Prime Minister Taavi Rõivas (Reform) introduced the administrative reform bill to the Riigikogu today. “The basic aim of this reform is to guarantee high-quality public services and strong local governments everywhere in Estonia,” Rõivas said. He added that the reform would give small local governments the means they needed to meet their responsibilities.
The administrative reform bill was his government’s most important thus far, Rõivas said, and that it marked the end of deliberations and also conflicts that had lasted over two decades.
“Finally experts and the leaders of local governments agree. The government has come to a decision. Creating the legal framework for successful reform is a great responsibility and a historic opportunity to make life better for the people in Estonia,” Rõivas said.

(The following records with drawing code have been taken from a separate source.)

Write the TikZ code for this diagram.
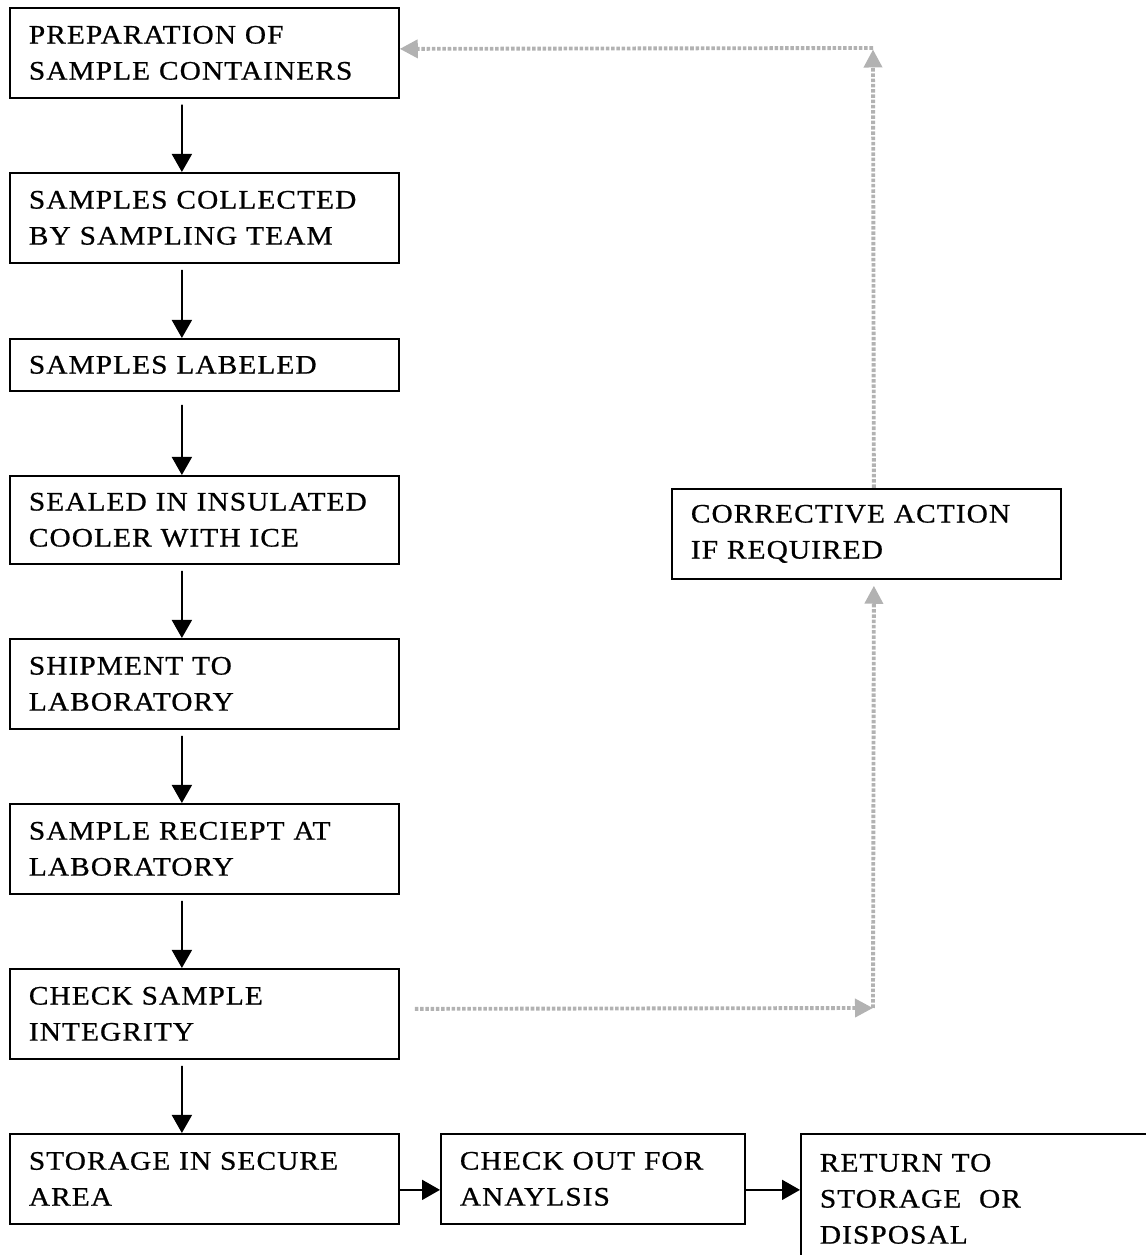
\documentclass[tikz,border=0pt]{standalone}
\usepackage{fontspec}
\newfontfamily\boxfont[LetterSpace=4,FakeStretch=1.1,FakeBold=0.7]{Liberation Serif}
\usetikzlibrary{arrows.meta}
\definecolor{fbgray}{RGB}{178,178,178}

\begin{document}
\begin{tikzpicture}[line width=1pt,
  stepbox/.style={draw,line width=1pt,anchor=north west,align=left,
    inner xsep=0.38cm,inner ysep=0.1cm,text width=7.02cm,minimum height=1.8cm,
    font=\boxfont\fontsize{15.2pt}{20.5pt}\selectfont},
  flow/.style={->,line width=1pt,>={Triangle[length=0.36cm,width=0.4cm]}},
  fb/.style={->,draw=fbgray,line width=2.2pt,dash pattern=on 2pt off 1pt,
    >={Triangle[length=0.36cm,width=0.36cm]}}]
\useasboundingbox (0,0) rectangle (22.92,25.1);
% ---- main column ----
\node[stepbox] (prep)  at (0.18,24.96) {PREPARATION OF\\SAMPLE CONTAINERS};
\node[stepbox] (coll)  at (0.18,21.66) {SAMPLES COLLECTED\\BY SAMPLING TEAM};
\node[stepbox,minimum height=1.04cm] (label) at (0.18,18.34) {SAMPLES LABELED};
\node[stepbox,minimum height=1.76cm] (seal) at (0.18,15.6) {SEALED IN INSULATED\\COOLER WITH ICE};
\node[stepbox] (ship)  at (0.18,12.34) {SHIPMENT TO\\LABORATORY};
\node[stepbox] (recpt) at (0.18,9.04) {SAMPLE RECIEPT AT\\LABORATORY};
\node[stepbox] (chk)   at (0.18,5.74) {CHECK SAMPLE\\INTEGRITY};
\node[stepbox] (store) at (0.18,2.44) {STORAGE IN SECURE\\AREA};
% ---- bottom row ----
\node[stepbox,text width=5.32cm] (chkout) at (8.8,2.44) {CHECK OUT FOR\\ANAYLSIS};
\node[stepbox,text width=6.18cm,minimum height=2.6cm] (ret) at (16.0,2.44) {RETURN TO\\STORAGE~ OR\\DISPOSAL};
% ---- corrective action ----
\node[stepbox] (corr) at (13.42,15.34) {CORRECTIVE ACTION\\IF REQUIRED};
\coordinate (bend1) at (17.46,4.94);
\coordinate (bend2) at (17.46,24.14);
% ---- black arrows ----
\draw[flow] ([shift={(-0.45,-0.12)}]prep.south)  -- ([xshift=-0.45cm]coll.north);
\draw[flow] ([shift={(-0.45,-0.12)}]coll.south)  -- ([xshift=-0.45cm]label.north);
\draw[flow] ([shift={(-0.45,-0.26)}]label.south) -- ([xshift=-0.45cm]seal.north);
\draw[flow] ([shift={(-0.45,-0.12)}]seal.south)  -- ([xshift=-0.45cm]ship.north);
\draw[flow] ([shift={(-0.45,-0.12)}]ship.south)  -- ([xshift=-0.45cm]recpt.north);
\draw[flow] ([shift={(-0.45,-0.12)}]recpt.south) -- ([xshift=-0.45cm]chk.north);
\draw[flow] ([shift={(-0.45,-0.12)}]chk.south)   -- ([xshift=-0.45cm]store.north);
\draw[flow] ([yshift=-0.22cm]store.east)  -- ([yshift=-0.22cm]chkout.west);
\draw[flow] ([yshift=-0.22cm]chkout.east) -- ([yshift=-0.22cm]chkout.east -| ret.west);
% ---- grey feedback loop ----
\draw[fb] ([shift={(0.3,0.1)}]chk.east) -- (bend1);
\draw[fb] (bend1) -- ([shift={(0.15,-0.12)}]corr.south);
\draw[fb] ([xshift=0.15cm]corr.north) -- ([yshift=-0.03cm]bend2);
\draw[fb] (bend2) -- ([yshift=0.08cm]prep.east);
\end{tikzpicture}
\end{document}
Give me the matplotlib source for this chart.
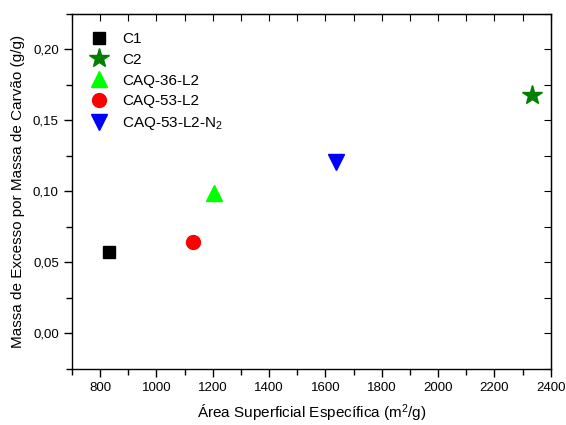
import matplotlib
matplotlib.use('Agg')
import matplotlib.pyplot as plt
from matplotlib.ticker import MultipleLocator, FuncFormatter

plt.rcParams['font.family'] = ['Liberation Sans', 'DejaVu Sans']
plt.rcParams['mathtext.fontset'] = 'custom'
plt.rcParams['mathtext.rm'] = 'Liberation Sans'
plt.rcParams['mathtext.it'] = 'Liberation Sans:italic'

# data
labels = ['C1', 'C2', 'CAQ-36-L2', 'CAQ-53-L2', 'CAQ-53-L2-N$_2$']
area = [830, 2335, 1205, 1130, 1637]
excess = [0.0575, 0.168, 0.0985, 0.0645, 0.1205]
markers = ['s', '*', '^', 'o', 'v']
colors = ['black', 'green', '#00ff00', 'red', 'blue']
sizes = [9, 15, 12, 10, 12]

fig = plt.figure(figsize=(5.66, 4.25), dpi=100)
ax = fig.add_axes([0.1272, 0.1318, 0.8458, 0.8364])

for i in range(len(labels)):
    ax.plot(area[i], excess[i], linestyle='none', marker=markers[i],
            color=colors[i], markersize=sizes[i], label=labels[i])

ax.set_xlim(700, 2400)
ax.set_ylim(-0.025, 0.225)
ax.xaxis.set_major_locator(MultipleLocator(200))
ax.xaxis.set_minor_locator(MultipleLocator(100))
ax.yaxis.set_major_locator(MultipleLocator(0.05))
ax.yaxis.set_minor_locator(MultipleLocator(0.025))
ax.yaxis.set_major_formatter(FuncFormatter(lambda v, p: ('%.2f' % v).replace('.', ',')))

ax.tick_params(which='both', labelsize=9.5, width=1)
ax.tick_params(which='both', direction='out', top=False, right=False)
ax.tick_params(which='major', length=6)
ax.tick_params(which='minor', length=4)

# Origin style: inward ticks on top and right
ax_top = ax.secondary_xaxis('top')
ax_top.xaxis.set_major_locator(MultipleLocator(100))
ax_top.tick_params(direction='in', length=5, labeltop=False)
ax_right = ax.secondary_yaxis('right')
ax_right.yaxis.set_major_locator(MultipleLocator(0.025))
ax_right.tick_params(direction='in', length=5, labelright=False)

for s in ax.spines.values():
    s.set_linewidth(1)

ax.set_xlabel('Área Superficial Específica (m$^2$/g)', fontsize=11, labelpad=6)
ax.set_ylabel('Massa de Excesso por Massa de Carvão (g/g)', fontsize=11, labelpad=6)

ax.legend(loc='upper left', frameon=False, fontsize=11, numpoints=1,
          handletextpad=0.9, labelspacing=0.45, borderaxespad=0.8,
          handlelength=1.2)

fig.savefig('out.png', dpi=100)
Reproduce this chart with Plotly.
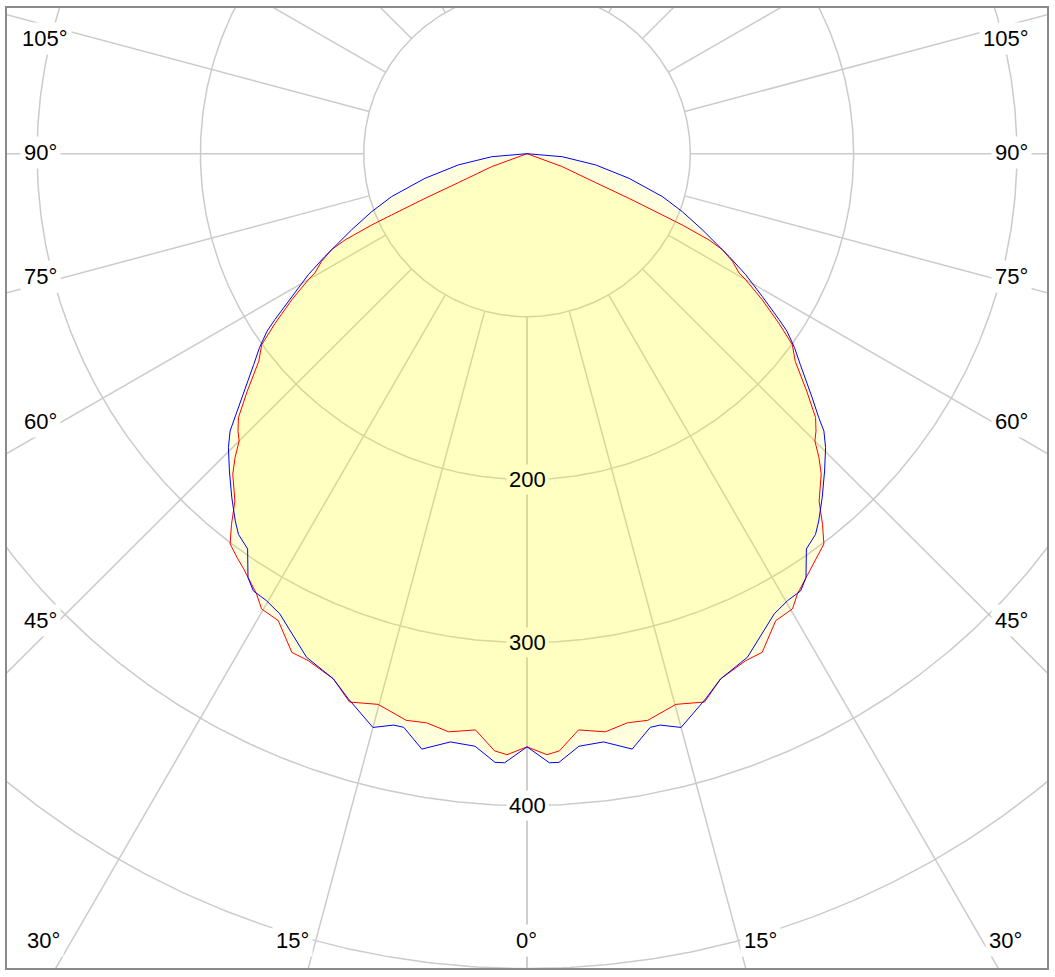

The Prime Minister went on to say that though increasing the size of municipalities didn’t automatically guarantee better services, a larger unit had the advantage of being able to provide better services. Estonian local governments needed the power to offer equally good services to all people, no matter where they lived, Rõivas said.
The renewal of the model of local government also would also to strengthen local representative democracy, the Prime Minister said. The proposed reform would turn the local governments into stronger partners of the state and make them able to balance government power if needed.
Even the coalition partners are critical
There are signs that the government might have a hard time getting the Riigikogu to pass its bill. As became clear last week, not even the coalition parties fully agree on it. Chairman of the Social Democratic Party Andres Anvelt pointed out that they would like to see further planned legislation before endorsing the bill, and IRL’s parliamentary party said they didn’t expect things to be particularly easy.
Several politicians criticized that though the government suddenly seemed to be in a hurry to pass its bill, there was no concrete plan how the reform should eventually be conducted. IRL’s Tõnis Palts said that while the government’s administrative reform built on the principle of much bigger municipalities, unfortunately a second principle had gone amiss, namely that of logic in terms of logistics.
“A lot will remain undone in the context of an effective and functioning Estonia,” Palts said. In his words, in the short term people in most places in the countryside wouldn't profit from the reform, but lose, and there were still people everywhere who would manage to get their hands on the money and waste it on pointless projects against all common sense.
The Social Democrat’s Jaak Allik pointed out that nobody had any idea what this reform would look like in practice, and that it had the potential to cause the exact opposite of what it was trying to achieve. “It will become clear in the course of these mergers and forced unifications that there are so many obstacles that we’ll eventually be looking at such a mess we won’t even be able to have local elections,” Allik said.